All of which remains a distraction from the fact that Sternberg doesn’t have another stadium to move to, let alone two stadiums if he’s really intent on going ahead with his Tampontreal Ex-Rays gambit. But in the meantime, if he wants to try to leverage Kriseman’s hunger to get his hands on the Trop land to get to get permission to consider leaving town in, say, 2025 instead of 2028, it’s the only leverage play he has at the moment.

This calls for a check in to see what Noah Pransky’s Shadow of the Stadium says about the latest twist:

But hey, at least Sternberg got a news story out of it that says he’s playing “hardball”! That’s got to be worth a few congratulatory slaps on the back at the next owners’ meeting.


18 comments on “Rays exec threatens St. Pete that if team can’t leave before 2028, it will stay

  1. Neil, adding on to your point #2 about the timing of development, Kriseman is term limited out in January 2022, so he won’t be around to implement a plan even if he could somehow land a Big Name Corporation as an anchor by then. His “legacy project” is the redevelopment of the St Pete Pier. So it’s hard to see what the Rays really hope to gain with this other than pissing even more people off.
    On the other hand, the local media (especially the St Pete Times) are totally in the tank for whatever screwball proposal the Rays come up with for spending public money, so I guess this gives them another talking point?
    Really glad you and Noah are around to add some sanity to this stuff.

    • I mean, maybe Sternberg is hoping that Kriseman is so desperate to get his name on a Trop redevelopment plaque that he’ll jump at letting the Rays move before then? To … someplace?

      Okay, yeah, this all makes more sense as an excuse for the St. Pete Times to run a “Kriseman is under the gun!” article even if he isn’t. It’s truly amazing how much of politics comes down to manipulating an easily-manipulated press — or maybe not that amazing, if you’ve watched enough The Thick Of It.

  2. The Ray’s best move is to stay at the trop permanently if we are believe that attendance doesn’t matter and tv revenues are king

  3. Wow, stop press: Both parties to a contract have both rights and obligations under same. Film at 11.

    Wolfe is really grasping at straws here (or was, last July).

    In other news, the person you are married to is also married to you

    As for the “delays” angle and Kriseman’s legacy, I don’t see a problem there either. I happen to live in a community where a proposed ‘business park’ was named after a former mayor (now deceased) in 2007. The business park today consists of a 30 acre field of weeds, some abandoned equipment and a half fallen down sign that proclaims it as the eponymous business park.
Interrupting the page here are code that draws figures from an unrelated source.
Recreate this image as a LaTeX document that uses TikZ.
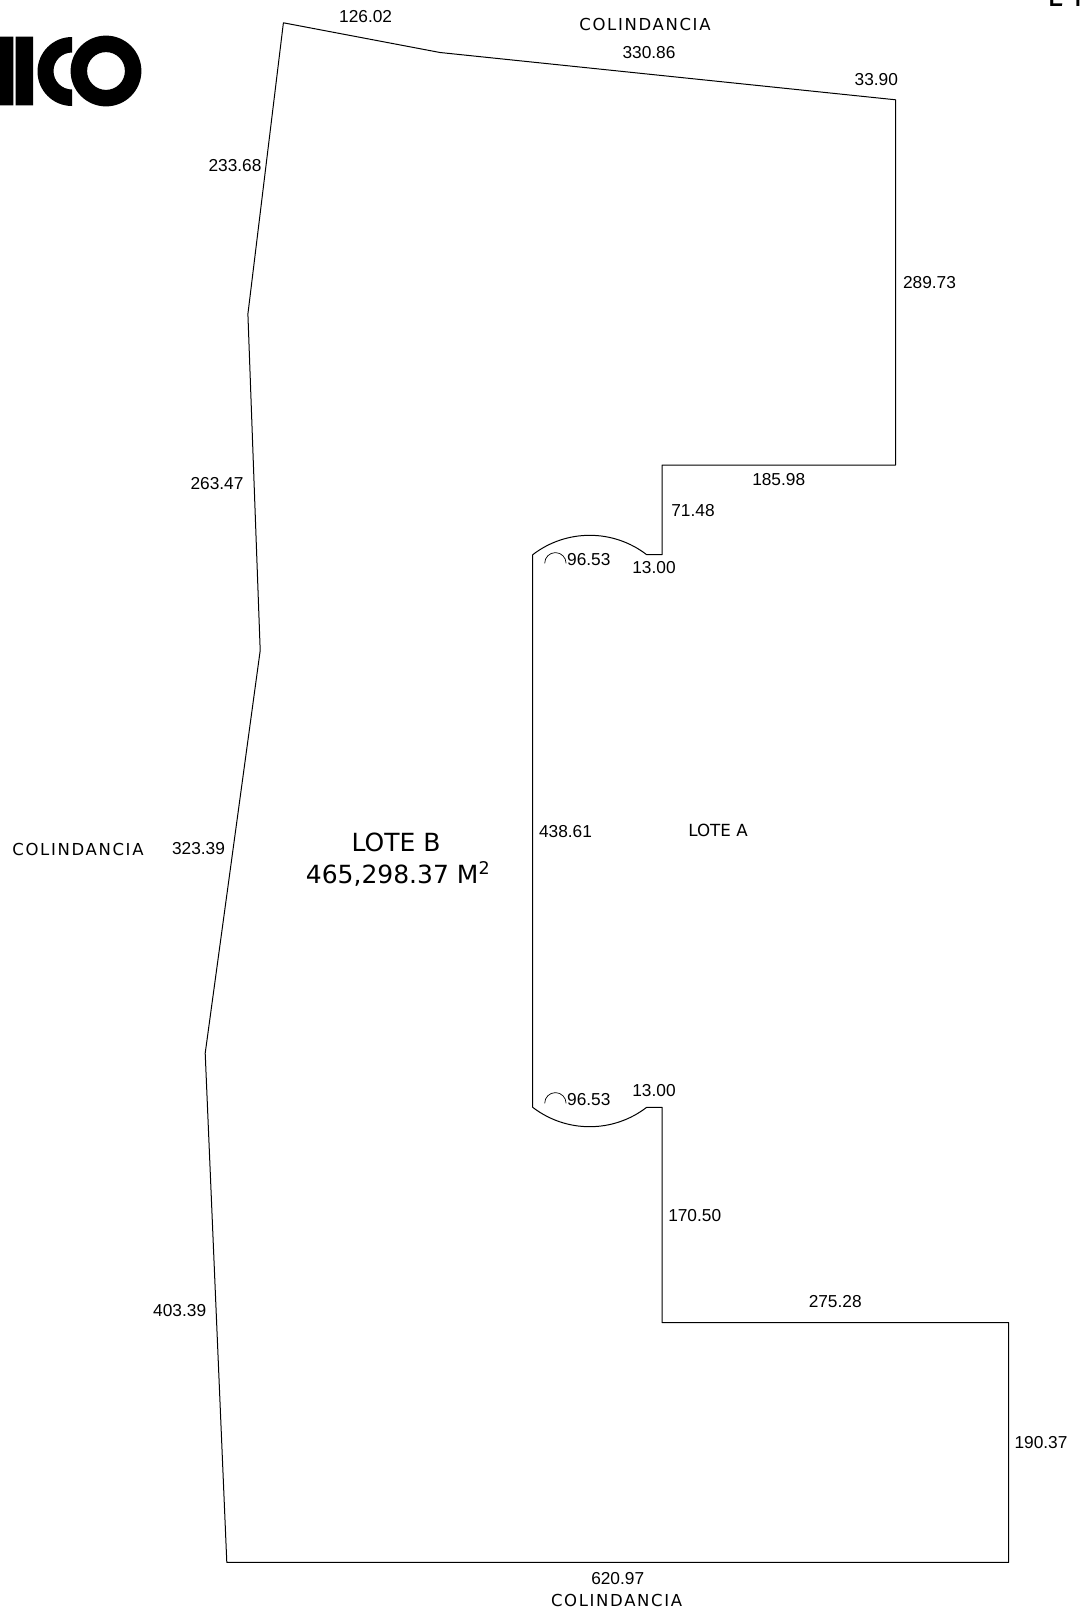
\documentclass[tikz,border=0pt]{standalone}
\usepackage{fontspec}
\setmainfont{Liberation Sans}
\newfontfamily\dinfont{DejaVu Sans}
\newfontfamily\dinwide[LetterSpace = 10]{DejaVu Sans}
\newfontfamily\hojafont{Fira Sans}

\tikzset{
	medida/.style = {inner sep = 0pt, font = \fontsize{17.3}{20}\selectfont},
	rotulo/.style = {inner sep = 0pt, font = \dinwide\fontsize{16.5}{22}\selectfont},
	lotea/.style = {inner sep = 0pt, font = \dinfont\fontsize{16.7}{22}\selectfont},
	lote/.style = {inner sep = 0pt, font = \dinfont\fontsize{25}{32}\selectfont},
	hoja/.style = {inner sep = 0pt, font = \hojafont\fontsize{32}{36}\selectfont}
}

\begin{document}
\begin{tikzpicture}[x = 1pt, y = -1pt]
	\useasboundingbox (0,0) rectangle (1081,1612);
	\fill[color = black]
	(0,36.7) rectangle (13.3,105.3)
	(15.7,36.7) rectangle (33,105.3)
	(72,37) arc[start angle = -90, end angle = -270, radius = 34.5] -- (72,105.5) -- (72,89.5) arc[start angle = 90, end angle = 270, radius = 18.5] -- cycle;
	\fill[color = black, even odd rule]
	(106,71) circle[radius = 35.4]
	(106,71) circle[radius = 18.9];
	\draw[color = black, line width = 1pt, line join = round]
	(283.4,22.8) -- (440,52.5) -- (895.7,99.8) -- (895.7,465) -- (662.1,465) -- (662.1,554.7) -- (646.7,554.7)
	arc[start angle = -52.4, end angle = -127.6, radius = 93.4] -- (532.7,1107.3)
	arc[start angle = 127.6, end angle = 52.4, radius = 93.4] -- (662.1,1107.3) -- (662.1,1322.6) -- (1008.7,1322.6) -- (1008.7,1562.3) -- (226.8,1562.3) -- (205.2,1053.2) -- (260.2,650.5) -- (247.9,314) -- cycle;
	\draw[color = black, line width = 0.7pt]
	(544.7,563.3) arc[start angle = -180, end angle = 0, radius = 10.7]
	(544.7,1103.3) arc[start angle = -180, end angle = 0, radius = 10.7];
	\node[hoja, anchor = base west] (H1) at (1047,6) {L\hspace{6pt}1};
	\node[medida] (N1) at (365.6,16.5) {126.02};
	\node[medida] (N2) at (649,52.5) {330.86};
	\node[medida] (N3) at (876.3,80) {33.90};
	\node[medida] (O1) at (235,165.6) {233.68};
	\node[medida] (E1) at (929.5,283) {289.73};
	\node[medida] (O2) at (217,483.4) {263.47};
	\node[medida] (E2) at (778.7,479.3) {185.98};
	\node[medida] (E3) at (693,511) {71.48};
	\node[medida] (A1) at (588.8,559.5) {96.53};
	\node[medida] (E4) at (654,567.7) {13.00};
	\node[medida] (C1) at (565.5,832) {438.61};
	\node[medida] (O3) at (198.5,848.5) {323.39};
	\node[medida] (A2) at (588.8,1099.5) {96.53};
	\node[medida] (E5) at (654,1091) {13.00};
	\node[medida] (E6) at (694.7,1215.7) {170.50};
	\node[medida] (E7) at (835.2,1302) {275.28};
	\node[medida] (O4) at (179.7,1311) {403.39};
	\node[medida] (E8) at (1041,1443) {190.37};
	\node[medida] (S1) at (617.7,1578.7) {620.97};
	\node[rotulo] (COLN) at (645,24.7) {COLINDANCIA};
	\node[rotulo] (COLO) at (78,849.5) {COLINDANCIA};
	\node[rotulo] (COLS) at (616.6,1600) {COLINDANCIA};
	\node[lotea] (LOTEA) at (718,830) {LOTE A};
	\node[lote] (LOTEB) at (396,842) {LOTE B};
	\node[lote] (AREA) at (398,874) {465,298.37 M\textsuperscript{2}};
\end{tikzpicture}
\end{document}
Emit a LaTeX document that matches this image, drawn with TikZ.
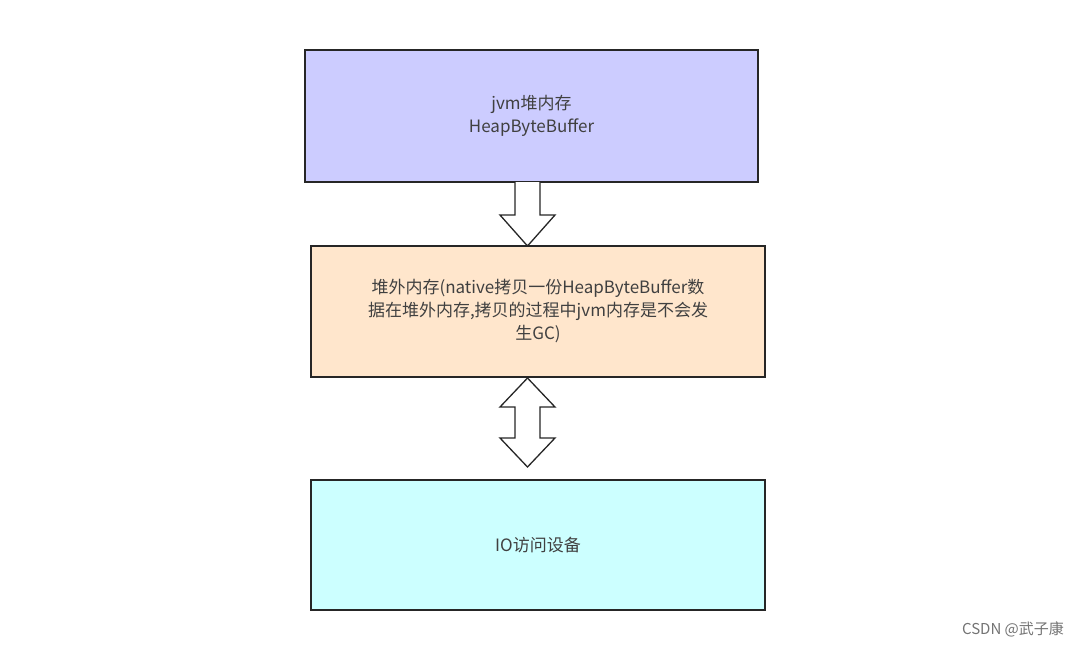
\documentclass[tikz,border=0pt]{standalone}
\usepackage{fontspec}
\setmainfont{Noto Sans CJK SC}
\begin{document}
\begin{tikzpicture}[x=1pt,y=-1pt,
  box/.style={draw=black!85,line width=1.3pt,inner sep=0pt,text=black!75,font=\fontsize{17}{23}\selectfont,align=center},
  barrow/.style={draw=black!85,line width=1.3pt,fill=white,line join=miter}]
\useasboundingbox (0,0) rectangle (1088,646);
\node[box,fill={rgb,255:red,204;green,204;blue,255},minimum width=453pt,minimum height=132pt] (a) at (531.5,116) {jvm堆内存\\HeapByteBuffer};
\node[box,fill={rgb,255:red,255;green,230;blue,204},minimum width=454pt,minimum height=131pt,text width=440pt] (b) at (538,311.5) {堆外内存(native拷贝一份HeapByteBuffer数\\据在堆外内存,拷贝的过程中jvm内存是不会发\\生GC)};
\node[box,fill={rgb,255:red,204;green,255;blue,255},minimum width=454pt,minimum height=130pt] (c) at (538,545) {IO访问设备};
\draw[barrow] (515,182) -- (515,215) -- (500,215) -- (527.5,246) -- (555,215) -- (540,215) -- (540,182);
\draw[barrow] (527.5,378) -- (500,407) -- (515,407) -- (515,438) -- (500,438) -- (527.5,467) -- (555,438) -- (540,438) -- (540,407) -- (555,407) -- cycle;
\node[text=black!55,font=\fontsize{15}{18}\selectfont] (w) at (1013,629) {CSDN @武子康};
\end{tikzpicture}
\end{document}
    Kriseman can get his name on something (if, in fact, that is what he wants) regardless of whether he is still in office when it happens.

  4. The best move for the Rays would be to stay in St. Pete. The market will soon be in the top 10 TV markets in the US.

    • Tampa-St. Pete just went from 11th to 12th in the latest Nielsen rankings (falling behind Phoenix). So while I agree that it’s a good TV market, it’s not going to be top-ten anytime soon.

      https://mediatracks.com/resources/nielsen-dma-rankings-2019/

      https://mediatracks.com/resources/nielsen-dma-rankings-2020/

      • Last I heard, despite the market size, the Rays weren’t exactly a hot draw on TV either. Has that changed?

        • It has!

          https://www.tampabay.com/sports/rays/2019/09/26/tampa-bay-rays-see-tv-ratings-spike-in-2019/

          • Thanks. So there’s been an avg increase from 35,000 ‘households’ (it’s odd we still use that metric when a lot of the uptick appears to be on FSgo…) to around 65-70k.

            Isn’t that still pretty low for a metro of this size? I recall discussion on 120-150k homes being the base for even a non-top ten market.

            And at 35k (last year’s number) they are dangerously close to Glendale’s Coyotes as a tv property (at least historically). It’s good that the viewership is going up, don’t get me wrong, but… as they used to say about the Coyotes, there’s probably 7-10,000 people (in Phx Metro) who would watch the test pattern if you put it up.

  5. Neil, I have often heard reference to the Rays 50-50 redevelopment rights as per the use agreement, but I don’t see that language when I read the use agreement. I do see language about “air rights” but that isn’t the same thing as redevelopment rights. Can you clarify?

    • Yeah, Section 3.05, right? I don’t see anything other than that “air rights” language either, but there are a whole lot of amendments (there’s an entire amendment that’s mostly just about Cirque du Soleil) and while I looked through those as well, there could be something hidden in one that I missed. Plus, while I know what “air rights” mean in a NYC context, Tampa could treat them differently.

      Noah, some help here?

      • OK so it’s not just me! I have the original use agreement, where have you found one with all the amendments?

      • I don’t have the documents handy right now, but as far as I know, “air rights” are the same as they are anywhere. St Pete has, for many years, assumed they can develop parking lot space as long as it doesn’t interfere with game play….and that parking lot is NEVER full. Of course, lawyers can do lawyer things and argue anything….

        • So you are saying that the air rights clause is indeed the part of the UA that is at issue here? Air rights I believe usually refers to the space above a property. That would seem to me to be different than development rights which implies the right to turn dirt. Maybe it doesn’t matter, as the right to develop vertically over the property carries with it many assumptions about the use of the ground below? But I’ve never thought that air rights and development rights meant the same thing.

  6. Glad I was A) sitting down with B) nothing spewable in my mouth when I read your nomenclature for a team shared between Tampa Bay and Montreal. Then I thought of a nickname that would work nicely for naming rights: Tampontreal Kotexpos.

    Speaking of naming rights, even though KeyBank’s deal with the arena in Seattle ended years ago, sportswriters there still refer to it as KeyArena. What’s the deal? Are the writers getting free checking and overdraft protection? Given the state of newspapers today, they may need something like that.